ABSTRACT

In R v Kearley,84 one of Lord Ackner’s reasons for excluding evidence of the telephone calls was that evidence of that kind could be easily invented by the police. It would, of course, be equally open to a defendant to manufacture hearsay statements with a view to creating a reasonable doubt about the prosecution case. The risk of manufacture does increase if the original source of information is unavailable for cross-examination. However, the Law Commission has suggested that this risk could be reduced by limiting new exceptions to the rule to first hand hearsay, by imposing requirements for admissibility such as giving advance notice of any hearsay evidence, and by the exclusion of the hearsay evidence of unidentified witnesses. ‘First hand’ hearsay evidence is hearsay at one remove from the original speaker. For example, A makes an assertion to B, who then wishes to repeat it in court to establish the truth of what A asserted. ‘Multiple’ hearsay occurs when the evidence is at more than one remove from the original speaker.

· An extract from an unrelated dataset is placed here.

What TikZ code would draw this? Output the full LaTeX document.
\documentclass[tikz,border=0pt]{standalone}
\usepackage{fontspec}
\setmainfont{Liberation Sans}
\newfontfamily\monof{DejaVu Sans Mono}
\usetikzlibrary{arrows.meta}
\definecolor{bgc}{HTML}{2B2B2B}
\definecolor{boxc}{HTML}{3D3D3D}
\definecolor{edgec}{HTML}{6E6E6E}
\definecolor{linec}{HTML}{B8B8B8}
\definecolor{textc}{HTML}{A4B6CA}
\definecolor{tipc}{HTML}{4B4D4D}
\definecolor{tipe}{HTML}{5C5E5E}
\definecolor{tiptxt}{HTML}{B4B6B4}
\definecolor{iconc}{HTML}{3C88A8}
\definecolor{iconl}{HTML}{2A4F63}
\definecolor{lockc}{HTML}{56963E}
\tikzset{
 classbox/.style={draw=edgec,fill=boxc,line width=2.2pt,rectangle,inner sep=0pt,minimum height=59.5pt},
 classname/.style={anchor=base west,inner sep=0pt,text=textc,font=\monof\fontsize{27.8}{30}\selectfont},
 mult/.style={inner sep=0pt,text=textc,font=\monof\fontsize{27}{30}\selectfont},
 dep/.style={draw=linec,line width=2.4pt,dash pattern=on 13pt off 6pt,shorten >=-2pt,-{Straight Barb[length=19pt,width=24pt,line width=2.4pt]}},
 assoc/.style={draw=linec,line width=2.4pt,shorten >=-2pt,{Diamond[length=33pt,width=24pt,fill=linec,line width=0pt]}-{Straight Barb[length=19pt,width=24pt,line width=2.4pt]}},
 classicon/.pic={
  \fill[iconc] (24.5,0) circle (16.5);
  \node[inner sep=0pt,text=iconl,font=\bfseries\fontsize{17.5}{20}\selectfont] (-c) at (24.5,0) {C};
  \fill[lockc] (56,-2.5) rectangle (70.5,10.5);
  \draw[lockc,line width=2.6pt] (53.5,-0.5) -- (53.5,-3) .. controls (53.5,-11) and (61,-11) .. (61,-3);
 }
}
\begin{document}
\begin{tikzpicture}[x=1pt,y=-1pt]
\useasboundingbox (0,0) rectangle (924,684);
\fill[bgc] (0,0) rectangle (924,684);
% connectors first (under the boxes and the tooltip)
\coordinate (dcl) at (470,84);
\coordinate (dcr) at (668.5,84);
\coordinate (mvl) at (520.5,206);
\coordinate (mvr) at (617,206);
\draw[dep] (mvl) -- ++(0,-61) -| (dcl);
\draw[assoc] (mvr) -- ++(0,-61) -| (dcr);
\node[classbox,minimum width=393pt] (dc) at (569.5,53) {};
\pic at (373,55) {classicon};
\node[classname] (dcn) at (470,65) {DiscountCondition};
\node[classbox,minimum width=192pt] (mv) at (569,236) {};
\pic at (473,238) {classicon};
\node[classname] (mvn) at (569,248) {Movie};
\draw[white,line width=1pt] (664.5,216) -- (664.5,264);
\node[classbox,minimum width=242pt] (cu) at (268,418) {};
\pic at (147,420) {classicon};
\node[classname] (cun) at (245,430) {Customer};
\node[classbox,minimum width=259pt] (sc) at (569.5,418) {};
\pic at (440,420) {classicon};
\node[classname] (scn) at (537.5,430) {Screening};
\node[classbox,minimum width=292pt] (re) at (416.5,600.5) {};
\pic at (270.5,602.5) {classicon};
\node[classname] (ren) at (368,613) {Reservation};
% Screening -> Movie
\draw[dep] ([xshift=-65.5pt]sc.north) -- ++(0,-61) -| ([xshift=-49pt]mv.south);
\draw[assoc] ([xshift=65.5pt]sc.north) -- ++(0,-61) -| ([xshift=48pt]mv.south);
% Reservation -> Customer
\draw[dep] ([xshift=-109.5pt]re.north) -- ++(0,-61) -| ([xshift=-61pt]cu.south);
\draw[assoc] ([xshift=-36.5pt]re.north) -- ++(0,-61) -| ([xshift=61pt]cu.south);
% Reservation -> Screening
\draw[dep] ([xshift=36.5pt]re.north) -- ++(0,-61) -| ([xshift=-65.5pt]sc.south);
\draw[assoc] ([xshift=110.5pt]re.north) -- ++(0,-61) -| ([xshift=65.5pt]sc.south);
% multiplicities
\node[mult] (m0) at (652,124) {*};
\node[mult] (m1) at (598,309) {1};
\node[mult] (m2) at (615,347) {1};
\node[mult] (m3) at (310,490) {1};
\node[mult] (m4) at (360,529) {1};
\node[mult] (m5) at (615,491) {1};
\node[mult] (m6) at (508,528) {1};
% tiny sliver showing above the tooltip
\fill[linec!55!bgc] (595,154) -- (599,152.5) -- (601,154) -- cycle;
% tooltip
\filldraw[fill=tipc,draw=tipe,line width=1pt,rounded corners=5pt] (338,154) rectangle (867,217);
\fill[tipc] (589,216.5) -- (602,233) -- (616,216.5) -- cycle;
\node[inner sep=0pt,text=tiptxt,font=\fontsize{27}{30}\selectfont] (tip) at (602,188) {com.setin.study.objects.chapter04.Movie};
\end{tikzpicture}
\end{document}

For example, A makes an assertion to B, who reports it to C. C then wishes to repeat it in court to establish the truth of what A originally asserted. (Multiple hearsay is sometimes referred to by the number of removes from the original speaker: second hand hearsay, third hand hearsay, and so on.)

Someone who reports the words of another person may have misheard or misinterpreted them. But the existing hearsay rule can exclude statements, such as those in letters or tape-recordings, where there may be no doubt about what was said. The Law Commission’s view is that this is an objection to multiple hearsay only.